Professional ratings
Review scores
| Source | Rating |
| Allmusic | Star |

==Overview==
The album includes new Gouldman's versions of: "Heart Full of Soul", a major hit for the Yardbirds in 1965; "You Stole My Love", first recorded by The Mockingbirds released circa 1966, the band that featured Gouldman, Bernard Basso, Stephen Jacobson and Kevin Godley (the new version of the song features chorus of another of Gouldman's songs, 'Schoolgirl'; "Ready To Go Home", a song from 10cc's album Mirror Mirror that reflects the passing of Graham's father; "Sometimes" and "Can Anybody See You?" from Wax releases The Wax Files and Common Knowledge.com respectively.

Among the new songs "Walking With Angels" was co-written with Nashville session guitarist and writer Gordon Kennedy, responsible for Eric Clapton's "Change the World", while "Dancing Days' was co-written with former Nashville Songwriter of the Year Gary Burr.

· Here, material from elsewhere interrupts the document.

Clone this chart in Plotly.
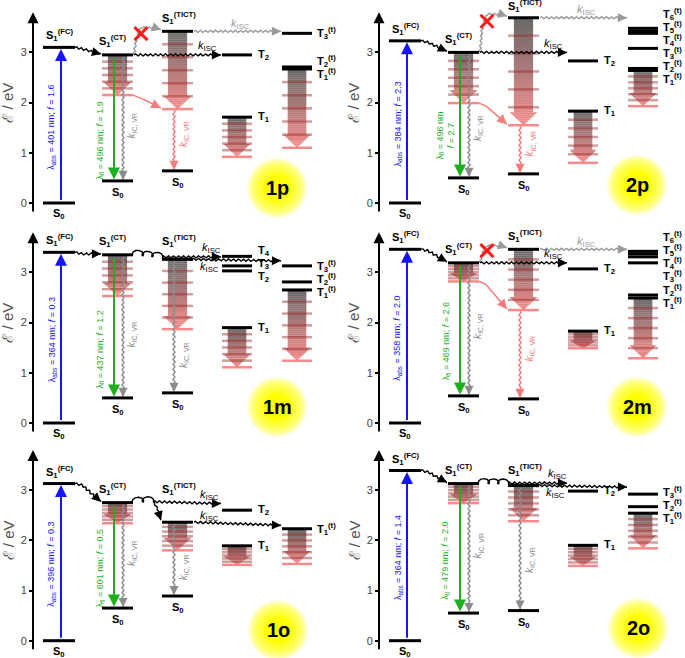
import numpy as np
import plotly.graph_objects as go

PANELS = ["1p", "2p", "1m", "2m", "1o", "2o"]

# singlet levels (eV)
E_S1_FC = [3.10, 3.23, 3.40, 3.46, 3.13, 3.39]
E_S1_CT = [2.95, 3.00, 3.35, 3.19, 2.75, 3.13]
E_S1_CT_VR = [2.15, 1.99, 2.53, 2.82, 2.34, 2.74]
E_S0_CT = [0.44, 0.50, 0.50, 0.54, 0.65, 0.55]
E_S1_TICT = [3.42, 3.69, 3.26, 3.46, 2.36, 3.09]
E_S1_TICT_VR = [1.87, 1.55, 1.87, 2.25, 1.80, 2.38]
E_S0_TICT = [0.64, 0.58, 0.60, 0.48, 0.89, 0.60]

# triplets at the CT geometry (T1, T2, ...) and at the TICT geometry (T1(t), ...)
E_T = [[1.71, 2.95], [1.83, 2.83], [1.90, 3.03, 3.13, 3.32],
       [1.83, 3.07], [1.89, 2.60], [1.90, 2.98]]
E_T1_VR = [0.92, 0.80, 1.11, 1.49, 1.51, 1.49]
E_TT = [[2.67, 2.71, 3.38], [2.64, 2.68, 3.08, 3.38, 3.43, 3.48], [2.65, 2.81, 3.13],
        [2.49, 2.55, 3.19, 3.31, 3.37, 3.42], [2.23], [2.54, 2.67, 2.92]]
E_TT1_VR = [1.10, 1.93, 1.24, 1.29, 1.53, 1.84]

LAMBDA_ABS = [401, 384, 364, 358, 396, 364]
F_ABS = [1.6, 2.3, 0.3, 2.0, 0.3, 1.4]
LAMBDA_FL = [496, 496, 437, 469, 601, 479]
F_FL = [1.9, 2.7, 1.2, 2.6, 0.5, 2.0]
TICT_BLOCKED = [True, True, False, True, False, False]

# ------------------------------------------------------------------
# geometry (page pixels)
# ------------------------------------------------------------------
W, H = 685, 658
S = 50.2  # px per eV
FRAMES = [(0, 0, 340, 220, 203), (346, 0, 339, 220, 203),
          (0, 220, 340, 220, 203), (346, 220, 339, 220, 203),
          (0, 440, 340, 218, 200.7), (346, 440, 339, 218, 200.7)]
AXIS_X = 33
COL_ABS = (43, 75)
COL_CT = (102, 133)
COL_TICT = (162, 193)
COL_T = (222, 252)
COL_TT = (282, 312)
GLOW_XY = [(277, 0.30), (291, 0.36), (277, 0.32), (291, 0.32), (278, 0.21), (292, 0.25)]

FONT = "Liberation Sans, Arial, sans-serif"
BLUE, GREEN, GREY, SALMON = "#1414ff", "#1db01d", "#8c8c8c", "#f47c7c"
LBL = 11

fig = go.Figure()
shapes, annotations = [], []


def ax_ids(i):
    n = "" if i == 0 else str(i + 1)
    return "x" + n, "y" + n


def hline(i, x0, x1, e, color="black", width=3, layer="above"):
    xr, yr = ax_ids(i)
    shapes.append(dict(type="line", xref=xr, yref=yr, x0=x0, x1=x1, y0=e, y1=e,
                       line=dict(color=color, width=width), layer=layer))


def label(i, x, y, txt, size=LBL, color="black", xanchor="center", yanchor="middle", angle=0):
    xr, yr = ax_ids(i)
    annotations.append(dict(xref=xr, yref=yr, x=x, y=y, text=txt, showarrow=False,
                            font=dict(size=size, color=color, family=FONT),
                            xanchor=xanchor, yanchor=yanchor, textangle=angle))


def arrow(i, x0, y0, x1, y1, color, width=1.5, size=1.3, head=2):
    xr, yr = ax_ids(i)
    annotations.append(dict(xref=xr, yref=yr, axref=xr, ayref=yr, x=x1, y=y1, ax=x0, ay=y0,
                            text="", showarrow=True, arrowhead=head, arrowsize=size,
                            arrowwidth=width, arrowcolor=color, standoff=0))


def wavy(i, pts, color, width=1.4, amp=1.1, wl=5.0, head=True):
    xr, yr = ax_ids(i)
    P = np.array([[x, e * S] for x, e in pts], float)
    d = np.diff(P, axis=0)
    seg = np.hypot(d[:, 0], d[:, 1])
    cum = np.concatenate([[0], np.cumsum(seg)])
    L = cum[-1]
    s = np.linspace(0, L, max(int(L / 0.4), 12))
    px = np.interp(s, cum, P[:, 0])
    py = np.interp(s, cum, P[:, 1])
    k = np.clip(np.searchsorted(cum, s, side="right") - 1, 0, len(seg) - 1)
    ux, uy = d[k, 0] / seg[k], d[k, 1] / seg[k]
    env = np.clip((L - s) / 4.0, 0, 1)
    off = amp * np.sin(2 * np.pi * s / wl) * env
    fig.add_trace(go.Scatter(x=px - uy * off, y=(py + ux * off) / S, mode="lines",
                             line=dict(color=color, width=width), hoverinfo="skip",
                             xaxis=xr, yaxis=yr))
    if head:
        sb = L - 5
        arrow(i, np.interp(sb, cum, P[:, 0]), np.interp(sb, cum, P[:, 1]) / S,
              P[-1, 0], P[-1, 1] / S, color, width)


def loopy(i, p0, p1, color="black", n=3, width=1.4):
    xr, yr = ax_ids(i)
    P0 = np.array([p0[0], p0[1] * S])
    P1 = np.array([p1[0], p1[1] * S])
    D = P1 - P0
    L = np.hypot(*D)
    u = D / L
    nrm = np.array([-u[1], u[0]])
    th = np.linspace(0, 2 * np.pi * n, 400)
    a = L / (2 * np.pi * n)
    b = 1.8 * a
    along = a * th - b * np.sin(th)
    up = 0.9 * b * (1 - np.cos(th))
    pts = P0 + np.outer(along, u) + np.outer(up, nrm)
    fig.add_trace(go.Scatter(x=pts[:, 0], y=pts[:, 1] / S, mode="lines",
                             line=dict(color=color, width=width), hoverinfo="skip",
                             xaxis=xr, yaxis=yr))


def mix(c0, c1, t):
    return tuple(c0[j] + (c1[j] - c0[j]) * t for j in range(3))


def grad_arrow(i, col, etop, ebot, n_vib=5):
    xr, yr = ax_ids(i)
    x0, x1 = col
    cx, w = (x0 + x1) / 2, x1 - x0
    bw, hw = 0.31 * w, 0.45 * w
    hpx = (etop - ebot) * S
    head = min(13.0, 0.45 * hpx)
    eh = ebot + head / S
    top_c, bot_c = (105, 105, 105), (246, 140, 140)

    def fill(e):
        r, g, b = mix(top_c, bot_c, (etop - e) / (etop - ebot))
        return f"rgb({r:.0f},{g:.0f},{b:.0f})"

    nb = max(3, int((etop - eh) * S / 2.0))
    step = (etop - eh) / nb
    for k in range(nb):
        ya = etop - k * step
        yb = ya - step - 0.004
        shapes.append(dict(type="rect", xref=xr, yref=yr, x0=cx - bw, x1=cx + bw, y0=yb, y1=ya,
                           fillcolor=fill(ya - step / 2), line=dict(width=0), layer="below"))
    nh = max(3, int(head / 2.0))
    hs = (eh - ebot) / nh
    for k in range(nh):
        ya = eh - k * hs + (0.003 if k else 0)
        yb = eh - (k + 1) * hs
        wa = hw * (ya - ebot) / (eh - ebot)
        wb = hw * (yb - ebot) / (eh - ebot)
        path = f"M {cx - wa},{ya} L {cx + wa},{ya} L {cx + wb},{yb} L {cx - wb},{yb} Z"
        shapes.append(dict(type="path", xref=xr, yref=yr, path=path,
                           fillcolor=fill((ya + yb) / 2), line=dict(width=0), layer="below"))
    for k in range(1, n_vib + 1):
        e = etop - k * (etop - ebot) / (n_vib + 1)
        hline(i, x0, x1, e, "rgba(150,40,40,0.45)", 2.5, "below")
    hline(i, x0, x1, ebot, "rgba(245,110,110,0.8)", 2.5, "below")


def spread(vals, gap):
    order = np.argsort(vals)
    pos = [vals[j] for j in order]
    for _ in range(300):
        moved = False
        for k in range(len(pos) - 1):
            dd = pos[k + 1] - pos[k]
            if dd < gap - 1e-6:
                sh = (gap - dd) / 2
                pos[k] -= sh
                pos[k + 1] += sh
                moved = True
        if not moved:
            break
    out = [0.0] * len(vals)
    for k, j in enumerate(order):
        out[j] = pos[k]
    return out


def triplet_column(i, col, levels, e_vr, tag, lx):
    grad_arrow(i, col, min(levels), e_vr)
    for e in levels:
        hline(i, col[0], col[1], e)
    for n, y in enumerate(spread(levels, 0.26), start=1):
        txt = f"<b>T<sub>{n}</sub></b>" if not tag else f"<b>T<sub>{n}</sub><sup>(t)</sup></b>"
        label(i, lx, y, txt, xanchor="left")


KISC = "<i>k</i><sub>ISC</sub>"
KIC = "<i>k</i><sub>IC, VR</sub>"

for i, name in enumerate(PANELS):
    xr, yr = ax_ids(i)
    fc, ct, ctv, s0c = E_S1_FC[i], E_S1_CT[i], E_S1_CT_VR[i], E_S0_CT[i]
    ti, tiv, s0t = E_S1_TICT[i], E_S1_TICT_VR[i], E_S0_TICT[i]
    blocked = TICT_BLOCKED[i]

    # energy axis
    arrow(i, AXIS_X, -0.2, AXIS_X, 3.8, "black", width=2, size=1.1)
    label(i, 8, 2.0, "ℰ / eV", 15, "#555", angle=-90)

    # glow + compound name
    gx, gy = GLOW_XY[i]
    sizes = list(range(60, 28, -3))
    fig.add_trace(go.Scatter(x=[gx] * len(sizes), y=[gy] * len(sizes), mode="markers",
                             marker=dict(size=sizes, color="rgba(255,255,0,0.22)", line=dict(width=0)),
                             hoverinfo="skip", xaxis=xr, yaxis=yr))
    fig.add_trace(go.Scatter(x=[gx], y=[gy], mode="markers",
                             marker=dict(size=28, color="rgb(255,255,0)", line=dict(width=0)),
                             hoverinfo="skip", xaxis=xr, yaxis=yr))
    label(i, gx, gy, f"<b>{name}</b>", 20)

    # absorption
    hline(i, COL_ABS[0], COL_ABS[1], 0)
    hline(i, COL_ABS[0], COL_ABS[1], fc)
    label(i, 59, -0.04, "<b>S<sub>0</sub></b>", yanchor="top")
    label(i, 44, fc + 0.04, "<b>S<sub>1</sub><sup>(FC)</sup></b>", xanchor="left", yanchor="bottom")
    arrow(i, 61, 0.03, 61, fc - 0.03, BLUE, width=2, size=1.2)
    label(i, 52, fc / 2 - 0.05,
          f"λ<sub>abs</sub> = {LAMBDA_ABS[i]} nm; <i>f</i> = {F_ABS[i]:.1f}", 9, BLUE, angle=-90)
    wavy(i, [(75, fc), (82, fc - 0.03), (101, ct + 0.02)], "black")

    # CT geometry
    grad_arrow(i, COL_CT, ct, ctv)
    hline(i, COL_CT[0], COL_CT[1], ct)
    hline(i, COL_CT[0], COL_CT[1], s0c)
    label(i, 97, ct + 0.07, "<b>S<sub>1</sub><sup>(CT)</sup></b>", xanchor="left", yanchor="bottom")
    label(i, 118, s0c - 0.06, "<b>S<sub>0</sub></b>", yanchor="top")
    arrow(i, 114, ct - 0.03, 114, s0c + 0.03, GREEN, width=2, size=1.2)
    fl = f"λ<sub>fl</sub> = {LAMBDA_FL[i]} nm"
    fs = f"<i>f</i> = {F_FL[i]:.1f}"
    if (ctv - s0c) < 1.6:
        label(i, 100, (ctv + s0c) / 2 + 0.1, fl + "<br>" + fs, 9, GREEN, angle=-90)
    else:
        label(i, 100, (ctv + s0c) / 2 - 0.05, fl + "; " + fs, 9, GREEN, angle=-90)
    wavy(i, [(123, ct - 0.02), (123, s0c + 0.02)], GREY)
    label(i, 132, (ctv + s0c) / 2 + 0.25, KIC, 10, GREY, angle=-90)

    # TICT geometry
    grad_arrow(i, COL_TICT, ti, tiv)
    hline(i, COL_TICT[0], COL_TICT[1], ti)
    hline(i, COL_TICT[0], COL_TICT[1], s0t)
    top = ti if blocked else max(ti, ct)
    label(i, 160, min(top + 0.07, 3.72), "<b>S<sub>1</sub><sup>(TICT)</sup></b>",
          xanchor="left", yanchor="bottom")
    label(i, 178, s0t - 0.06, "<b>S<sub>0</sub></b>", yanchor="top")
    dcol = SALMON if blocked else GREY
    wavy(i, [(174, (tiv if blocked else ti) - 0.02), (174, s0t + 0.02)], dcol)
    label(i, 184, (tiv + s0t) / 2 + 0.12, KIC, 10, dcol, angle=-90)

    # CT -> TICT and intersystem crossing
    if blocked:
        dE = ti - ct
        wavy(i, [(134, ct), (136, ct + 0.65 * dE), (141, ti + 0.07), (155, ti + 0.07),
                 (161, ti + 0.03)], "#9a9a9a", amp=1.0)
        fig.add_trace(go.Scatter(x=[141], y=[ct + 0.9 * dE], mode="markers",
                                 marker=dict(symbol="x-thin", size=13,
                                             line=dict(color="#ff1a1a", width=3)),
                                 hoverinfo="skip", xaxis=xr, yaxis=yr))
        wavy(i, [(133, ctv), (139, ctv - 0.04), (161, tiv + 0.02)], SALMON, width=1.5, amp=0)
        wavy(i, [(134, ct), (221, ct)], "black")
        label(i, 207, ct + 0.17, KISC)
        wavy(i, [(194, ti), (281, ti)], "#9a9a9a")
        label(i, 240, ti + 0.15, KISC, LBL, "#9a9a9a")
    else:
        drop = ti < ct - 0.2
        if drop:
            loopy(i, (133, ct), (153, ct + 0.02), n=2)
            wavy(i, [(153, ct + 0.02), (157, ct - 0.1), (161, ti + 0.04)], "black", amp=0.6)
            wavy(i, [(153, ct + 0.02), (221, ct - 0.02)], "black")
            label(i, 209, ct + 0.16, KISC)
            wavy(i, [(194, ti), (281, ti - 0.06)], "black")
            label(i, 209, ti + 0.13, KISC)
        else:
            loopy(i, (133, ct), (162, ti + 0.03))
            wavy(i, [(162, ti + 0.05), (221, ti + 0.05)], "black")
            label(i, 211, ti + 0.23, KISC)
            wavy(i, [(162, ti + 0.01), (281, ti - 0.03)], "black")
            label(i, 209, ti - 0.15, KISC)

    # triplet manifolds
    triplet_column(i, COL_T, E_T[i], E_T1_VR[i], False, 256)
    triplet_column(i, COL_TT, E_TT[i], E_TT1_VR[i], True, 315)

layout = dict(width=W, height=H, margin=dict(l=0, r=0, t=0, b=0), autosize=False,
              paper_bgcolor="white", plot_bgcolor="rgba(0,0,0,0)", showlegend=False,
              font=dict(family=FONT), shapes=shapes, annotations=annotations)
for i, (left, top, w, h, zero) in enumerate(FRAMES):
    n = "" if i == 0 else str(i + 1)
    layout["xaxis" + n] = dict(domain=[left / W, (left + w) / W], range=[0, w],
                               visible=False, anchor="y" + n, fixedrange=True)
    layout["yaxis" + n] = dict(domain=[(H - top - h) / H, (H - top) / H],
                               range=[(zero - h) / S, zero / S], anchor="free",
                               position=(left + AXIS_X) / W, tickvals=[0, 1, 2, 3],
                               ticks="outside", ticklen=4, tickwidth=1.5, tickcolor="black",
                               showgrid=False, zeroline=False, showline=False, fixedrange=True,
                               tickfont=dict(size=11, color="#444", family=FONT))
fig.update_layout(**layout)

# the page body has a default 8 px margin; drop it so the figure fills the window
fig.write_html("out.html", config={"displayModeBar": False},
               post_script="document.body.style.margin='0';")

Several songs were written with Gary Barlow, former Take That front man, but only one, "Walkin' Away", was included on the album.

The album features long-time Gouldman collaborator Andrew Gold on six tracks and former 10cc guitarist Rick Fenn on two tracks. Former Squeeze singer-songwriter Chris Difford also assisted, along with Madness singer Graham McPherson (a.k.a. Suggs).

On the unlisted bonus track, Gouldman plays a simple guitar accompaniment as he sings a light-hearted post-script to his 23-year career in 10cc, presumably repeating the questions most asked since the band's 1995 breakup:

What comes first,

The music or the words?

Do you still see Kev and Lol?

Did you split amicably,

You and the lads in 10cc?

Where did you get your name from?

Go and ask Jonathan King

Sing

"Art for Art’s Sake", "Wall Street Shuffle"

"Rubber Bullets" and "The Dean and I"

"I'm Not in Love" and "Dreadlock Holiday"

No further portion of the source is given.